## [Your instructions]
Output the material beneath this task exactly, images excluded.

>>>>>

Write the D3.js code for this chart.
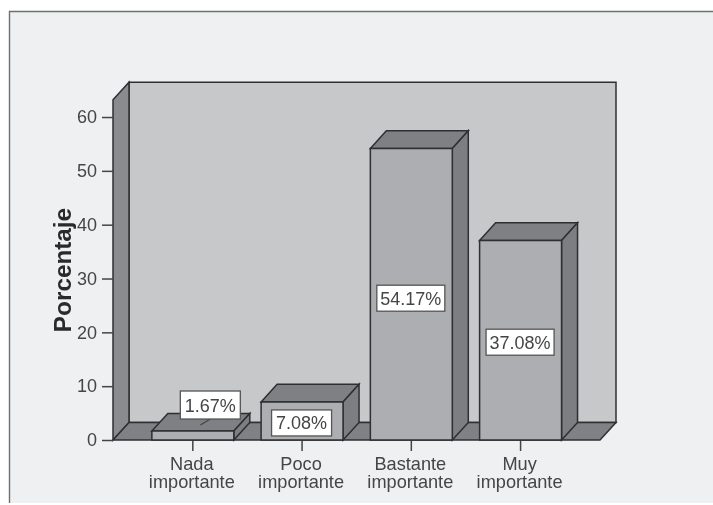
<!DOCTYPE html>
<html><head><meta charset="utf-8">
<script src="https://cdnjs.cloudflare.com/ajax/libs/d3/7.8.5/d3.min.js"></script>
<style>html,body{margin:0;padding:0;background:#fff}svg{display:block;filter:blur(.35px)}text{font-family:"Liberation Sans",Arial,sans-serif}</style>
</head><body><svg id="c" width="713" height="505"></svg>
<script>
const categories=["Nada importante","Poco importante","Bastante importante","Muy importante"];
const percentages=[1.67,7.08,54.17,37.08];
const valueLabels=["1.67%","7.08%","54.17%","37.08%"];
const yTicks=[0,10,20,30,40,50,60];
const yTitle="Porcentaje";

const W=713,H=505,dx=16,dy=17.6;
const svg=d3.select("#c");
const ink="#2e2f31",txt="#444547";
const y=d3.scaleLinear().domain([0,63.2]).range([440,99.8]);
const x=d3.scaleBand().domain(categories).range([138.2,575.2]).paddingInner(.25).paddingOuter(.125);
const L=113,R=600,B=y(0),T=y.range()[1];

// panel
svg.append("rect").attr("x",9).attr("y",11).attr("width",W).attr("height",492).attr("fill","#eff0f2");
svg.append("path").attr("d",`M9.5,503V11.5H${W}`).attr("fill","none").attr("stroke","#6e6f71").attr("stroke-width",1.4);

const poly=(pts,fill,sw=1.5)=>svg.append("path").attr("d","M"+pts.map(p=>p.join(",")).join("L")+"Z").attr("fill",fill).attr("stroke",ink).attr("stroke-width",sw).attr("stroke-linejoin","miter");
// walls and floor
poly([[L+dx,T-dy],[R+dx,T-dy],[R+dx,B-dy],[L+dx,B-dy]],"#c7c8ca");
poly([[L,T],[L+dx,T-dy],[L+dx,B-dy],[L,B]],"#8a8b8e");
poly([[L,B],[L+dx,B-dy],[R+dx,B-dy],[R,B]],"#808184");

// axes
const yAxis=svg.append("g").attr("transform",`translate(${L},0)`).call(d3.axisLeft(y).tickValues(yTicks).tickSize(11).tickPadding(5));
const xAxis=svg.append("g").attr("transform",`translate(0,${B})`).call(d3.axisBottom(x).tickSize(11).tickPadding(0));
[yAxis,xAxis].forEach(g=>{g.select(".domain").remove();g.selectAll("line").attr("stroke","#444").attr("stroke-width",1.5);});
yAxis.selectAll("text").attr("font-size",18).attr("fill",txt);
xAxis.selectAll("text").each(function(d){
  const t=d3.select(this).text("").attr("font-size",18.2).attr("fill",txt).attr("y",0).attr("dy",0);
  d.split(" ").forEach((w,i)=>t.append("tspan").attr("x",-1).attr("y",30+i*18).text(w));
});

// bars
percentages.forEach((v,i)=>{
  const c=categories[i],a=x(c),b=a+x.bandwidth(),t=y(v);
  poly([[a,t],[a+dx,t-dy],[b+dx,t-dy],[b,t]],"#7f8083");
  poly([[b,t],[b+dx,t-dy],[b+dx,B-dy],[b,B]],"#7d7e81");
  poly([[a,t],[b,t],[b,B],[a,B]],"#adaeb1");
});

// value labels
percentages.forEach((v,i)=>{
  const c=categories[i],cx=x(c)+x.bandwidth()/2,small=v<3;
  const mx=cx+(small?17.5:-.5),my=small?y(v)-26:y(v/2)+(v>50?4:2);
  const w=valueLabels[i].length>5?68:60,h=small?28:26;
  if(small) svg.append("line").attr("x1",mx-10).attr("y1",my+20).attr("x2",mx).attr("y2",my+14).attr("stroke","#444").attr("stroke-width",1.2);
  svg.append("rect").attr("x",mx-w/2).attr("y",my-h/2).attr("width",w).attr("height",h).attr("fill","#fff").attr("stroke","#555").attr("stroke-width",1.3);
  svg.append("text").attr("x",mx).attr("y",my+6.5).attr("text-anchor","middle").attr("font-size",18).attr("fill",txt).text(valueLabels[i]);
});

// y title
svg.append("text").attr("transform","translate(71,270) rotate(-90)").attr("text-anchor","middle").attr("font-size",24.3).attr("font-weight","bold").attr("fill","#2a2a2c").text(yTitle);
</script></body></html>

<<<<<

## [Answer to the task]
Write the D3.js code for this chart.
<!DOCTYPE html>
<html><head><meta charset="utf-8">
<script src="https://cdnjs.cloudflare.com/ajax/libs/d3/7.8.5/d3.min.js"></script>
<style>html,body{margin:0;padding:0;background:#fff}svg{display:block;filter:blur(.35px)}text{font-family:"Liberation Sans",Arial,sans-serif}</style>
</head><body><svg id="c" width="713" height="505"></svg>
<script>
const categories=["Nada importante","Poco importante","Bastante importante","Muy importante"];
const percentages=[1.67,7.08,54.17,37.08];
const valueLabels=["1.67%","7.08%","54.17%","37.08%"];
const yTicks=[0,10,20,30,40,50,60];
const yTitle="Porcentaje";

const W=713,H=505,dx=16,dy=17.6;
const svg=d3.select("#c");
const ink="#2e2f31",txt="#444547";
const y=d3.scaleLinear().domain([0,63.2]).range([440,99.8]);
const x=d3.scaleBand().domain(categories).range([138.2,575.2]).paddingInner(.25).paddingOuter(.125);
const L=113,R=600,B=y(0),T=y.range()[1];

// panel
svg.append("rect").attr("x",9).attr("y",11).attr("width",W).attr("height",492).attr("fill","#eff0f2");
svg.append("path").attr("d",`M9.5,503V11.5H${W}`).attr("fill","none").attr("stroke","#6e6f71").attr("stroke-width",1.4);

const poly=(pts,fill,sw=1.5)=>svg.append("path").attr("d","M"+pts.map(p=>p.join(",")).join("L")+"Z").attr("fill",fill).attr("stroke",ink).attr("stroke-width",sw).attr("stroke-linejoin","miter");
// walls and floor
poly([[L+dx,T-dy],[R+dx,T-dy],[R+dx,B-dy],[L+dx,B-dy]],"#c7c8ca");
poly([[L,T],[L+dx,T-dy],[L+dx,B-dy],[L,B]],"#8a8b8e");
poly([[L,B],[L+dx,B-dy],[R+dx,B-dy],[R,B]],"#808184");

// axes
const yAxis=svg.append("g").attr("transform",`translate(${L},0)`).call(d3.axisLeft(y).tickValues(yTicks).tickSize(11).tickPadding(5));
const xAxis=svg.append("g").attr("transform",`translate(0,${B})`).call(d3.axisBottom(x).tickSize(11).tickPadding(0));
[yAxis,xAxis].forEach(g=>{g.select(".domain").remove();g.selectAll("line").attr("stroke","#444").attr("stroke-width",1.5);});
yAxis.selectAll("text").attr("font-size",18).attr("fill",txt);
xAxis.selectAll("text").each(function(d){
  const t=d3.select(this).text("").attr("font-size",18.2).attr("fill",txt).attr("y",0).attr("dy",0);
  d.split(" ").forEach((w,i)=>t.append("tspan").attr("x",-1).attr("y",30+i*18).text(w));
});

// bars
percentages.forEach((v,i)=>{
  const c=categories[i],a=x(c),b=a+x.bandwidth(),t=y(v);
  poly([[a,t],[a+dx,t-dy],[b+dx,t-dy],[b,t]],"#7f8083");
  poly([[b,t],[b+dx,t-dy],[b+dx,B-dy],[b,B]],"#7d7e81");
  poly([[a,t],[b,t],[b,B],[a,B]],"#adaeb1");
});

// value labels
percentages.forEach((v,i)=>{
  const c=categories[i],cx=x(c)+x.bandwidth()/2,small=v<3;
  const mx=cx+(small?17.5:-.5),my=small?y(v)-26:y(v/2)+(v>50?4:2);
  const w=valueLabels[i].length>5?68:60,h=small?28:26;
  if(small) svg.append("line").attr("x1",mx-10).attr("y1",my+20).attr("x2",mx).attr("y2",my+14).attr("stroke","#444").attr("stroke-width",1.2);
  svg.append("rect").attr("x",mx-w/2).attr("y",my-h/2).attr("width",w).attr("height",h).attr("fill","#fff").attr("stroke","#555").attr("stroke-width",1.3);
  svg.append("text").attr("x",mx).attr("y",my+6.5).attr("text-anchor","middle").attr("font-size",18).attr("fill",txt).text(valueLabels[i]);
});

// y title
svg.append("text").attr("transform","translate(71,270) rotate(-90)").attr("text-anchor","middle").attr("font-size",24.3).attr("font-weight","bold").attr("fill","#2a2a2c").text(yTitle);
</script></body></html>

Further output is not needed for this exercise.